Development and thermal characteristics of phase change nanoemulsions for low-temperature thermal energy storage

Using ethylene glycol solution as the base fluid has demonstrated its effectiveness in reducing the freezing point of the continuous phase in phase change emulsions. This, in turn, enhances the stability of the emulsion at low temperatures, which has significant implications for applications requiring emulsions in such conditions. However, there is a notable absence of comprehensive studies on this topic. In this study, we utilized the phase conversion method to prepare hexadecane emulsions with varying mass fractions, using ethylene glycol aqueous solution as the base fluid. The impact of the ratio of hexadecane to surfactant and the formulation of the surfactants on the dispersion stability of the emulsions were systematically investigated and optimized.
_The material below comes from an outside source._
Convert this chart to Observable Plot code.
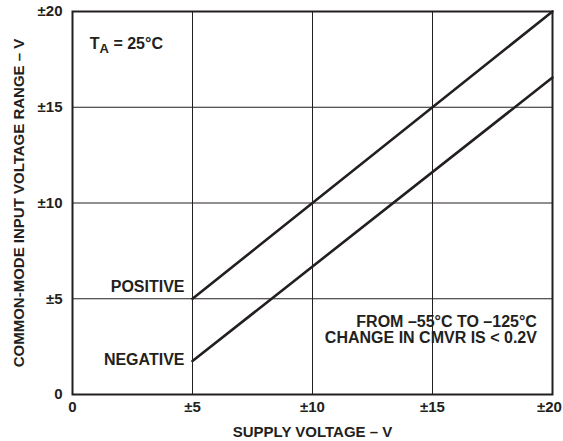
<!DOCTYPE html>
<html>
<head>
<meta charset="utf-8">
<script src="https://cdn.jsdelivr.net/npm/d3@7"></script>
<script src="https://cdn.jsdelivr.net/npm/@observablehq/plot@0.6"></script>
<style>
  html, body { margin: 0; padding: 0; background: #fff; }
  #chart svg { display: block; }
</style>
</head>
<body>
<div id="chart"></div>
<script>
// Data
const supplyVoltage = [5, 20];
const positiveCMVR = [5, 20];
const negativeCMVR = [1.75, 16.55];
const tickValues = [0, 5, 10, 15, 20];
const tickLabels = ["0", "±5", "±10", "±15", "±20"];
const gridValues = [5, 10, 15];

const posData = supplyVoltage.map((v, i) => ({x: v, y: positiveCMVR[i]}));
const negData = supplyVoltage.map((v, i) => ({x: v, y: negativeCMVR[i]}));
const fmt = d => tickLabels[tickValues.indexOf(d)];

const ink = "#231f20";

const chart = Plot.plot({
  width: 563,
  height: 441,
  marginLeft: 72,
  marginRight: 11,
  marginTop: 11,
  marginBottom: 47,
  style: {fontFamily: "'Liberation Sans', Arial, Helvetica, sans-serif", fontWeight: "bold", fontSize: "15px", color: ink, background: "#fff"},
  x: {domain: [0, 20], label: null},
  y: {domain: [0, 20], label: null},
  marks: [
    Plot.gridX(gridValues, {stroke: ink, strokeOpacity: 1, strokeWidth: 1}),
    Plot.gridY(gridValues, {stroke: ink, strokeOpacity: 1, strokeWidth: 1}),
    Plot.frame({stroke: ink, strokeWidth: 2}),
    Plot.axisX(tickValues.slice(0, -1), {tickFormat: fmt, tickSize: 0, tickPadding: 7, label: null}),
    Plot.axisX(tickValues.slice(-1), {tickFormat: fmt, tickSize: 0, tickPadding: 7, dx: -3,
      label: "SUPPLY VOLTAGE – V", labelAnchor: "center", labelArrow: "none", labelOffset: 42}),
    Plot.axisY(tickValues, {tickFormat: fmt, tickSize: 0, tickPadding: 10,
      label: "COMMON-MODE INPUT VOLTAGE RANGE – V", labelAnchor: "center", labelArrow: "none", labelOffset: 59}),
    Plot.line(posData, {x: "x", y: "y", stroke: ink, strokeWidth: 2.6}),
    Plot.line(negData, {x: "x", y: "y", stroke: ink, strokeWidth: 2.6}),
    Plot.text(["TA = 25°C"], {x: 0.72, y: 18.3, text: d => d, textAnchor: "start", lineAnchor: "middle", fill: ink, fontSize: 16, className: "ta-label"}),
    Plot.text([posData[0]], {x: "x", y: "y", text: () => "POSITIVE", textAnchor: "end", lineAnchor: "middle", dx: -8, dy: -11.5, fill: ink, fontSize: 16}),
    Plot.text([negData[0]], {x: "x", y: "y", text: () => "NEGATIVE", textAnchor: "end", lineAnchor: "middle", dx: -8, dy: -1, fill: ink, fontSize: 16}),
    Plot.text(["FROM –55°C TO –125°C\nCHANGE IN CMVR IS < 0.2V"], {x: 19.35, y: 3.36, text: d => d, textAnchor: "end", lineAnchor: "middle", lineHeight: 0.98, fill: ink, fontSize: 16})
  ]
});

// subscript "A" in T_A
d3.select(chart).selectAll(".ta-label text").each(function() {
  const t = d3.select(this);
  t.text(null);
  t.append("tspan").text("T");
  t.append("tspan").attr("font-size", "13px").attr("dy", "4").text("A");
  t.append("tspan").attr("dy", "-4").text(" = 25°C");
});

document.getElementById("chart").appendChild(chart);
</script>
</body>
</html>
Furthermore, the phase change and thermal properties of the emulsions were examined. Based on these results, the energy storage capacity and pumping power of the emulsions were calculated and compared with those of the base fluid. The results indicate that as the mass fraction of phase change material (PCM) increases, the energy storage capacity and viscosity of the emulsions also increase, while the thermal conductivity decreases. Additionally, the energy storage capacities of the emulsions surpass that of the base fluid, and the pumping power is reduced at relatively low PCM mass fractions and within the heat storage temperature range. The appropriate mass fraction of PCM were determined by comparing these outcomes.